De acordo com a recensão do livro feita pelo Finantial Times, a parte mais interessante de Slow Productivity é a sua discussão sobre a “pseudoprodutividade”, que floresceu, afirma Newport, porque não temos esperança em medir o trabalho do conhecimento – ao contrário da indústria transformadora, onde é fácil contar o número de widgets produzidos num determinado momento. Como já acima enunciado, em vez de métricas concretas, diz o autor, as pessoas usam “a atividade visível como um indicador bruto da produtividade real” e é essa ocupação performativa, argumenta Newport, que nos impede de realizar o trabalho mais significativo. E é por isso que espera que o seu livro estimule ideias melhores sobre “o que queremos dizer com ‘produtividade’ no setor do conhecimento”, apesar de sublinhar o esforço que esta mudança dos padrões de trabalho exige.

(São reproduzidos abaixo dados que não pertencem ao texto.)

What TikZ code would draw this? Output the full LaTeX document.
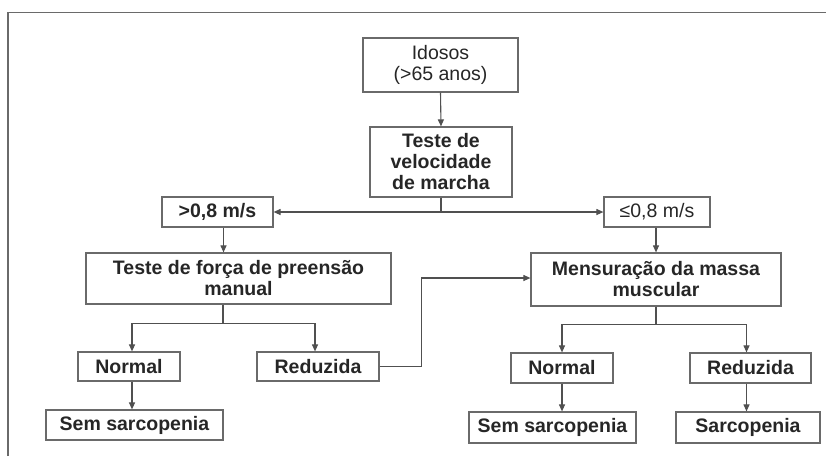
\documentclass[tikz,border=0pt]{standalone}
\usepackage{fontspec}
\setmainfont{Liberation Sans}
\usetikzlibrary{arrows.meta,positioning}
\definecolor{linec}{HTML}{505050}
\definecolor{boxc}{HTML}{6A6A6A}
\definecolor{txtc}{HTML}{262626}
\tikzset{
  box/.style={draw=boxc, line width=1.2pt, rectangle, inner sep=0pt, align=center,
    text=txtc, font=\fontsize{19.5}{21}\selectfont\bfseries},
  lightbox/.style={box, font=\fontsize{19.5}{21}\selectfont},
  arr/.style={draw=linec, line width=1.1pt, -{Triangle[width=6pt,length=7pt]}},
  ln/.style={draw=linec, line width=1.1pt},
}
\begin{document}
\begin{tikzpicture}[x=1pt,y=-1pt]
\useasboundingbox (0,0) rectangle (826,456);
\draw[draw=boxc, line width=1.5pt] (8,456) -- (8,12.5) -- (826,12.5);

\node[lightbox, minimum width=155pt, minimum height=54pt] (idosos) at (440.5,65) {Idosos\\(>65 anos)};
\node[box, minimum width=142pt, minimum height=70pt] (teste) at (441,162) {Teste de\\velocidade\\de marcha};
\node[box, minimum width=111pt, minimum height=30pt] (gt) at (217.5,212) {>0,8 m/s};
\node[lightbox, minimum width=106pt, minimum height=30pt] (le) at (657,212) {≤0,8 m/s};
\node[box, minimum width=305pt, minimum height=51pt] (forca) at (238.5,278.5) {Teste de força de preensão\\manual};
\node[box, minimum width=250pt, minimum height=53pt] (mens) at (656,279.5) {Mensuração da massa\\muscular};
\node[box, minimum width=102pt, minimum height=29pt] (n1) at (129,366.5) {Normal};
\node[box, minimum width=122pt, minimum height=29pt] (r1) at (318,366.5) {Reduzida};
\node[box, minimum width=177pt, minimum height=30pt] (s1) at (134.5,425) {Sem sarcopenia};
\node[box, minimum width=102pt, minimum height=30pt] (n2) at (562,368) {Normal};
\node[box, minimum width=121pt, minimum height=30pt] (r2) at (750.5,368) {Reduzida};
\node[box, minimum width=167pt, minimum height=31pt] (s2) at (552.5,427.5) {Sem sarcopenia};
\node[box, minimum width=144pt, minimum height=31pt] (sc) at (748,427.5) {Sarcopenia};

\draw[arr] (idosos.south) -- (teste.north);
\draw[arr] (teste.south) |- (gt.east);
\draw[arr] (teste.south) |- (le.west);
\draw[arr] ([xshift=6pt]gt.south) -- ([xshift=6pt]gt.south |- forca.north);
\coordinate (fj) at ([xshift=-15.5pt]forca.south);
\draw[arr] (fj) -- ++(0,19) -| ([xshift=3pt]n1.north);
\draw[arr] (fj) -- ++(0,19) -| ([xshift=-3pt]r1.north);
\draw[arr] ([xshift=3pt]n1.south) -- ([xshift=3pt]n1.south |- s1.north);
\draw[arr] (r1.east) -- ++(42,0) |- ([yshift=1.5pt]mens.west);
\draw[arr] ([xshift=-1pt]le.south) -- ([xshift=-1pt]le.south |- mens.north);
\draw[arr] (mens.south) -- ++(0,18) -| (n2.north);
\draw[arr] (mens.south) -- ++(0,18) -| ([xshift=-4pt]r2.north);
\draw[arr] (n2.south) -- (n2.south |- s2.north);
\draw[arr] ([xshift=-4pt]r2.south) -- ([xshift=-4pt]r2.south |- sc.north);
\end{tikzpicture}
\end{document}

Adicionalmente, o livro sublinha a importância de cultivar um ambiente de trabalho favorável que valorize o bem-estar e o equilíbrio entre vida pessoal e profissional. Ao promover uma cultura de confiança, autonomia e segurança psicológica, as organizações podem capacitar os seus colaboradores para prosperarem e libertarem todo o seu potencial. O livro oferece sugestões práticas para líderes e gestores que procuram criar esse ambiente, incluindo a promoção de acordos de trabalho flexíveis, o fornecimento de recursos para o desenvolvimento de competências e o autocuidado, a par da modelagem de hábitos de trabalho saudáveis.

Em suma, o livro de Cal Newport oferece uma exploração oportuna e convincente de uma mudança de paradigma na forma como abordamos a produtividade. Ao enfatizar a intencionalidade, o significado, a atenção plena e o equilíbrio, a obra fornece um roteiro para alcançar maior eficácia e realização no trabalho e na vida. À medida que a sociedade enfrenta os desafios de um mundo cada vez mais acelerado e exigente, os princípios da produtividade lenta oferecem uma alternativa valiosa que dá prioridade ao bem-estar, à sustentabilidade e ao florescimento humano. À medida que os indivíduos e as organizações adoptam estes princípios, têm a oportunidade não só de aumentar a sua produtividade, mas também de cultivar um sentido mais profundo de propósito e realização em tudo o que fazem.